The destroyer will maintain a continuous presence protecting British interests in the region, carrying out maritime security operations off West Africa and the wider South Atlantic. Her deployment has heightened tensions with Argentina over the Falklands, especially after a statement from a Royal Navy officer that, “With its battery of Sea Viper missiles a Type 45 is capable of wiping out the Argentine air force in a day if they were foolish enough to take us on.”

However, the Royal Navy insists the ship’s deployment was “pre-planned and routine” and that it was purely coincidental that the ship set sail around the anniversary of the Falklands War. The Ministry of Defence said the warship would only pay a courtesy visit to the Falklands.

However, this has not been enough for Argentina, which has persuaded other South American nations to refuse to let HMS Dauntless dock at their ports.

Apart from protecting British interests in the Atlantic, HMS Dauntless’ programme includes port visits in both West and South Africa, with an emphasis on enhancing maritime security.

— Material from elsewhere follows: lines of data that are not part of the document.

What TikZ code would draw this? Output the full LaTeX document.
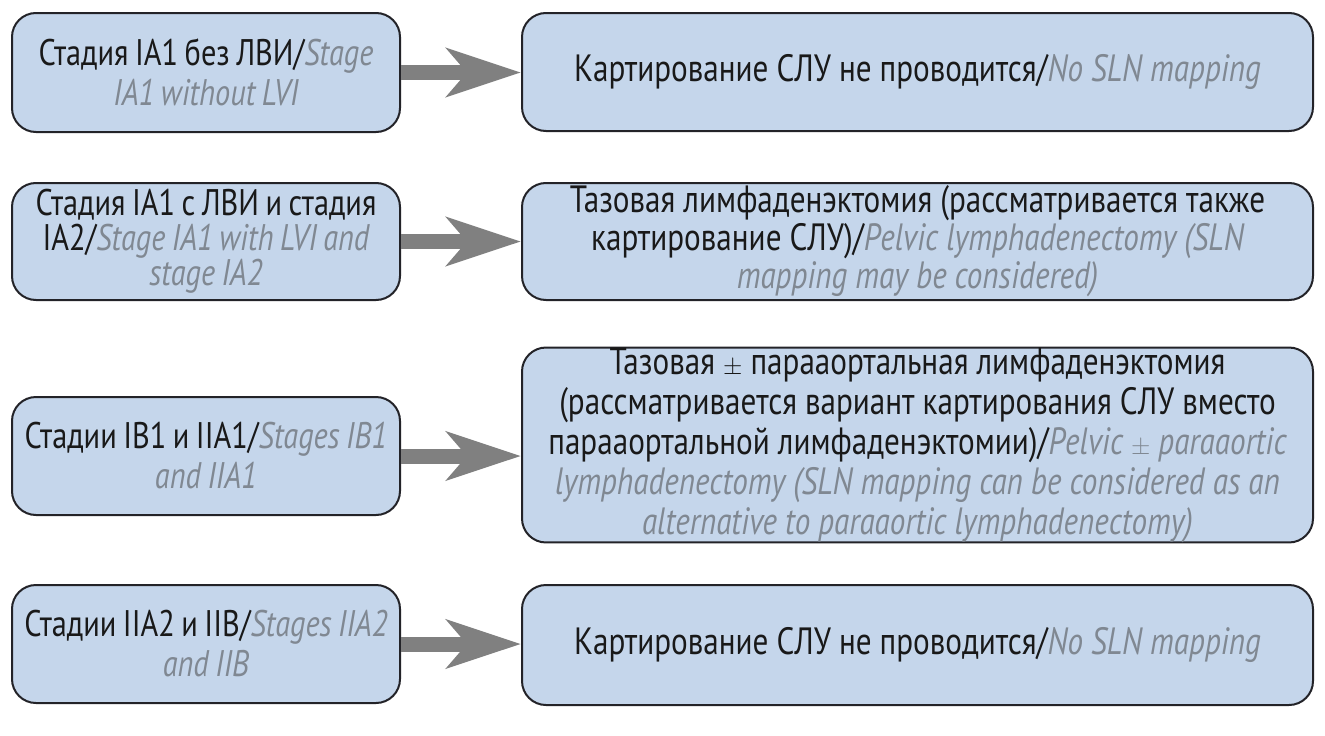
\documentclass[tikz,border=0pt]{standalone}
\usepackage{fontspec}
\setmainfont{PT Sans}[FakeStretch=0.82]
\usetikzlibrary{arrows.meta,calc}
\definecolor{boxfill}{RGB}{197,214,235}
\definecolor{boxline}{RGB}{35,35,40}
\definecolor{engtext}{RGB}{128,136,146}
\definecolor{arrowgray}{RGB}{128,128,128}
\definecolor{rutext}{RGB}{25,25,25}
\newcommand{\en}[1]{{\itshape\color{engtext}#1}}
\newcommand{\boxfont}[3]{\fontsize{#1}{#2}\selectfont\spaceskip=#3pt plus 3pt minus 2pt\relax}
\begin{document}
\begin{tikzpicture}[x=1pt,y=1pt,
  box/.style={draw=boxline, line width=2pt, fill=boxfill, rounded corners=24pt,
    align=flush center, inner sep=0pt, text=rutext},
  lbox/.style={box, minimum width=388pt, text width=386pt, font=\boxfont{37}{40}{6.5}},
  rbox/.style={box, minimum width=791pt, text width=790pt, font=\boxfont{38}{40}{8}},
  conn/.style={draw=arrowgray, line width=15pt,
    -{Stealth[length=74pt, width=48pt, inset=20pt]}}]
\useasboundingbox (0,0) rectangle (1325,-736);
\fill[white] (0,0) rectangle (1325,-736);

\node[lbox, minimum height=119pt] (l1) at (206,-72.5)
  {Стадия IA1 без ЛВИ/\en{Stage}\\ \en{IA1 without LVI}};
\node[rbox, minimum height=118pt] (r1) at (917.5,-72)
  {Картирование СЛУ не проводится/\en{No SLN mapping}};

\node[lbox, minimum height=117pt, font=\boxfont{37}{35}{6.5}] (l2) at (206,-241.5)
  {Стадия IA1 с ЛВИ и стадия\\ IA2/\en{Stage IA1 with LVI and}\\ \en{stage IA2}\\[-6pt]};
\node[rbox, minimum height=117pt, font=\boxfont{38}{38}{8}] (r2) at (917.5,-241.5)
  {Тазовая лимфаденэктомия (рассматривается также\\ картирование СЛУ)/\en{Pelvic lymphadenectomy (SLN}\\ \en{mapping may be considered)}};

\node[lbox, minimum height=118pt] (l3) at (206,-456)
  {Стадии IB1 и IIA1/\en{Stages IB1}\\ \en{and IIA1}};
\node[rbox, minimum height=190pt] (r3) at (917.5,-445)
  {Тазовая $\pm$ парааортальная лимфаденэктомия\\
   (рассматривается вариант картирования СЛУ вместо\\
   парааортальной лимфаденэктомии)/\en{Pelvic $\pm$ paraaortic}\\
   \en{lymphadenectomy (SLN mapping can be considered as an}\\
   \en{alternative to paraaortic lymphadenectomy)}};

\node[lbox, minimum height=118pt] (l4) at (206,-644)
  {Стадии IIA2 и IIB/\en{Stages IIA2}\\ \en{and IIB}};
\node[rbox, minimum height=120pt] (r4) at (917.5,-645)
  {Картирование СЛУ не проводится/\en{No SLN mapping}};

\draw[conn] (l1.east) -- (l1.east -| r1.west);
\draw[conn] (l2.east) -- (l2.east -| r2.west);
\draw[conn] (l3.east) -- (l3.east -| r3.west);
\draw[conn] (l4.east) -- (l4.east -| r4.west);
\end{tikzpicture}
\end{document}
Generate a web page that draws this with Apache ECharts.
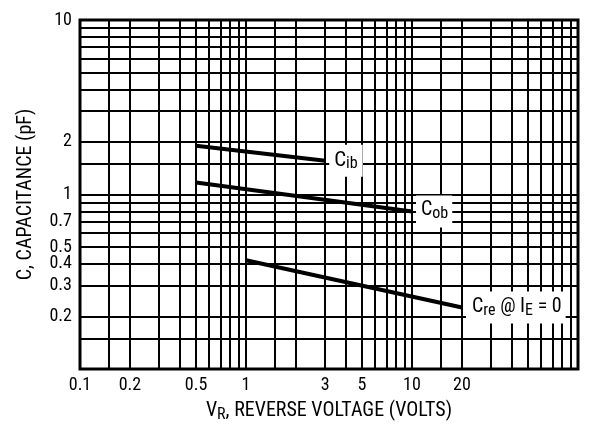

Some of the African countries Dauntless has paid visits to include Sierra Leone and Ghana and during Exercise Saharan Express she trained with personnel from Gambia, Senegal and Morocco. Teams from these countries boarded the warship and learnt how to tackle a variety of maritime problems including piracy, illegal fishing and the illicit trade in drugs, weapons and people smuggling.

HMS Dauntless is 152 metres long and is the second of six Daring Class Type 45 destroyers that are replacing the Type 42 class of ship.

The Type 45s are armed with high-tech Sea Viper anti-air missiles and will be able to carry 60 troops. They also have a large flight deck, which can accommodate helicopters the size of a Chinook, and can take on board 700 people in case of a civilian evacuation.

The UK originally sought to procure air defence ships as part of the eight-nation NFR-90 project and later the Horizon Common New Generation Frigate programme with France and Italy. The Type 45s take advantage of some Horizon development work and utilise the Sea Viper missile system (the SAMPSON radar variant of the Principal Anti-Air Missile System).

The ships are fitted with the 114 mm Mk 8 Mod 1 medium-calibre gun system for shore bombardment and two 30 mm guns. There is provision for the installation of two close-in weapons systems such as the Raytheon Phalanx.

In an “intensive attack” a single Type 45 could simultaneously track, engage and destroy more targets than five Type 42 destroyers operating together. The Daring class are the largest escorts ever built for the Royal Navy in terms of displacement, at around 8 000 tonnes.

Originally a dozen ships were supposed to be bought but the number was halved in 2008, something that was hugely controversial.

The ships have a designed top speed of more than 27 knots and a range of more than 7 000 nautical miles.